──────── Information supplied

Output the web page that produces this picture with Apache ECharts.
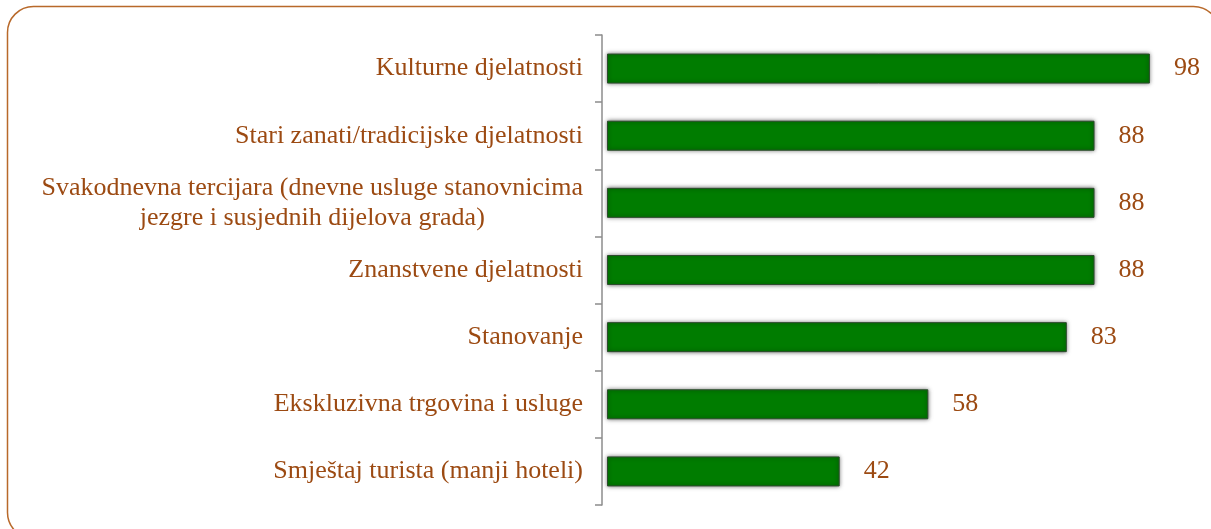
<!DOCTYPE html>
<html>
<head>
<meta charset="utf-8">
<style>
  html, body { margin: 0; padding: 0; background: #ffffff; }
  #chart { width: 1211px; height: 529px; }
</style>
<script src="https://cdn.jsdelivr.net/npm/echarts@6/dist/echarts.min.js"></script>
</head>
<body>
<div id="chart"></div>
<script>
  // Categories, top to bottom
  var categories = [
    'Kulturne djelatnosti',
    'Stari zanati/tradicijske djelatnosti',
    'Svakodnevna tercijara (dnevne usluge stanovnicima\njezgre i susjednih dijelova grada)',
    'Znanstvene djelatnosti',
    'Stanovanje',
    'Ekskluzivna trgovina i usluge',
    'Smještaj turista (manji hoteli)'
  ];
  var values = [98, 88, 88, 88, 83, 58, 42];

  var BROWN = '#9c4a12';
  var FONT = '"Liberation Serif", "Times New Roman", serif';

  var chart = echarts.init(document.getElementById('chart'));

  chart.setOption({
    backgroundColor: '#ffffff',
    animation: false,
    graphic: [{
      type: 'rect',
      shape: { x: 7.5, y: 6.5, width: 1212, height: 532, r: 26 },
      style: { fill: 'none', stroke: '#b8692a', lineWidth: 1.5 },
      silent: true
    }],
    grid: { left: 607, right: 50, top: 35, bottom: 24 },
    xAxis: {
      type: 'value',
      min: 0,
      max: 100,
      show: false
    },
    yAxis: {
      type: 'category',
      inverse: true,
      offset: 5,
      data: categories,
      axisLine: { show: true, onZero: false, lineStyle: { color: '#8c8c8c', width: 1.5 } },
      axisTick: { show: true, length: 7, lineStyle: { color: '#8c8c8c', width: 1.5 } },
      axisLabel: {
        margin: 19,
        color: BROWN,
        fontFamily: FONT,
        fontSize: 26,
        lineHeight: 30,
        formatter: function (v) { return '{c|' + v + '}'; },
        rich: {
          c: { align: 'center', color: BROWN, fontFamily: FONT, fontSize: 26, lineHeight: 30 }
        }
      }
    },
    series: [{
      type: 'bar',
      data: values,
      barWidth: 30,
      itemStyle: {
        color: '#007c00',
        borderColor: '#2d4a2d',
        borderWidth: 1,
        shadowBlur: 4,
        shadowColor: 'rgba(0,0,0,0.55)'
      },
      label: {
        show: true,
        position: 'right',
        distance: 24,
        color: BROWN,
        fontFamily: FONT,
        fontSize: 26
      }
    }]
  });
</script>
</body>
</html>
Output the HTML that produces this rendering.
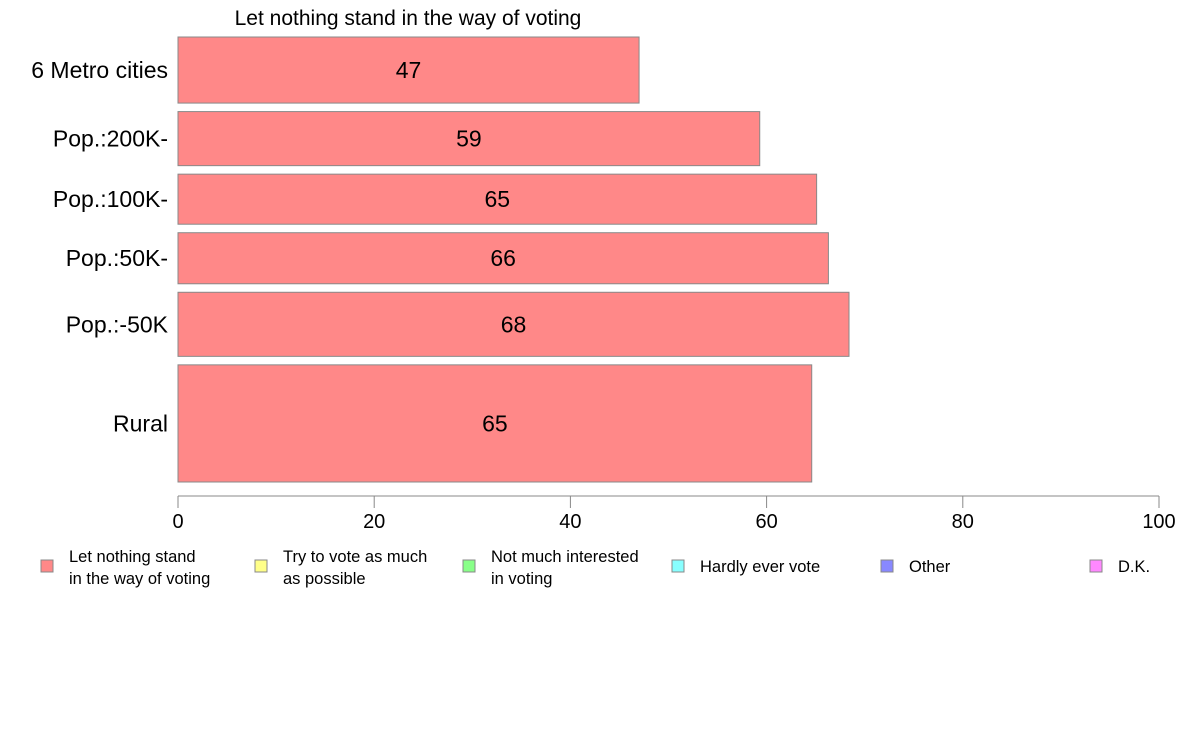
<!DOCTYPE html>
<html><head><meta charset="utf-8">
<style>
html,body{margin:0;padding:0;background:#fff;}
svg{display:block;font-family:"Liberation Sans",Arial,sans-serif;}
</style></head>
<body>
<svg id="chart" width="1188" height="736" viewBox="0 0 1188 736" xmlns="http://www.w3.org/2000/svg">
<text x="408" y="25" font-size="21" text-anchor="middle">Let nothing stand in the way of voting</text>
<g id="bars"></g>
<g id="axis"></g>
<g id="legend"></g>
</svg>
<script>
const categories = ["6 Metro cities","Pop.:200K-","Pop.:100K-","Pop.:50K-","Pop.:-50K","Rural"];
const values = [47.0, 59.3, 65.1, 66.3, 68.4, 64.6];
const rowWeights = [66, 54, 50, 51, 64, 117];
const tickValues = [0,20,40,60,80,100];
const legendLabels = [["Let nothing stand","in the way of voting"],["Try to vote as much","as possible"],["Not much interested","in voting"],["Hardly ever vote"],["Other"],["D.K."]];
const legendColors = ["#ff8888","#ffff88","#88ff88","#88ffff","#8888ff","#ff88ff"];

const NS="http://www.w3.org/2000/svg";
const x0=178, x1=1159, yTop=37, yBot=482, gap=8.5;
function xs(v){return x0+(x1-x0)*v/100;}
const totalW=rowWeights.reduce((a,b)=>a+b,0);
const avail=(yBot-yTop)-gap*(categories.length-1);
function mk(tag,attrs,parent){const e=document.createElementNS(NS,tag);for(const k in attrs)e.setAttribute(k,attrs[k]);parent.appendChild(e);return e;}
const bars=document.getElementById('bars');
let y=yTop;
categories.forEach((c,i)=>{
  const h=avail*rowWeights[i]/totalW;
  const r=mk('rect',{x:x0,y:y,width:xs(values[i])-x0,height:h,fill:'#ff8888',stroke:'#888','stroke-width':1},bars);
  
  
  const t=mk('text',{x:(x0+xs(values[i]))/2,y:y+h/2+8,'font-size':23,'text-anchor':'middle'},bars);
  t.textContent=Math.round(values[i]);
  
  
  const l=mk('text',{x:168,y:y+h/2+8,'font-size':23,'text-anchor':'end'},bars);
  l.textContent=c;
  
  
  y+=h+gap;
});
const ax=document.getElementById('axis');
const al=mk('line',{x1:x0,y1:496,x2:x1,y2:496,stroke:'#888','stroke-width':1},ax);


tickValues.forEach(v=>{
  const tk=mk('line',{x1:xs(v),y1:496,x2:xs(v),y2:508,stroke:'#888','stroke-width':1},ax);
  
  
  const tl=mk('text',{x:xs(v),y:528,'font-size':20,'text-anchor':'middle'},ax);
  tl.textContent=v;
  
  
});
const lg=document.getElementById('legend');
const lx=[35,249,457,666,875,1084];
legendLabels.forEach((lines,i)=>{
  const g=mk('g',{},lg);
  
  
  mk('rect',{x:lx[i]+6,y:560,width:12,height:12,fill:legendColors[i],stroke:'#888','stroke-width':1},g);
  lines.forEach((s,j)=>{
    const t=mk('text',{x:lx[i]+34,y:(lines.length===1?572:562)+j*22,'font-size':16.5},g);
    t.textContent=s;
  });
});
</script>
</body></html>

────────────────

* [What needs to be done] Exactly as they appear, print the lines of the listing above from its first line through the line that contains "var chart = echarts.init(document.getElementById('chart'));", minus the pictures.

* [Result of this task]
Output the web page that produces this picture with Apache ECharts.
<!DOCTYPE html>
<html>
<head>
<meta charset="utf-8">
<style>
  html, body { margin: 0; padding: 0; background: #ffffff; }
  #chart { width: 1211px; height: 529px; }
</style>
<script src="https://cdn.jsdelivr.net/npm/echarts@6/dist/echarts.min.js"></script>
</head>
<body>
<div id="chart"></div>
<script>
  // Categories, top to bottom
  var categories = [
    'Kulturne djelatnosti',
    'Stari zanati/tradicijske djelatnosti',
    'Svakodnevna tercijara (dnevne usluge stanovnicima\njezgre i susjednih dijelova grada)',
    'Znanstvene djelatnosti',
    'Stanovanje',
    'Ekskluzivna trgovina i usluge',
    'Smještaj turista (manji hoteli)'
  ];
  var values = [98, 88, 88, 88, 83, 58, 42];

  var BROWN = '#9c4a12';
  var FONT = '"Liberation Serif", "Times New Roman", serif';

  var chart = echarts.init(document.getElementById('chart'));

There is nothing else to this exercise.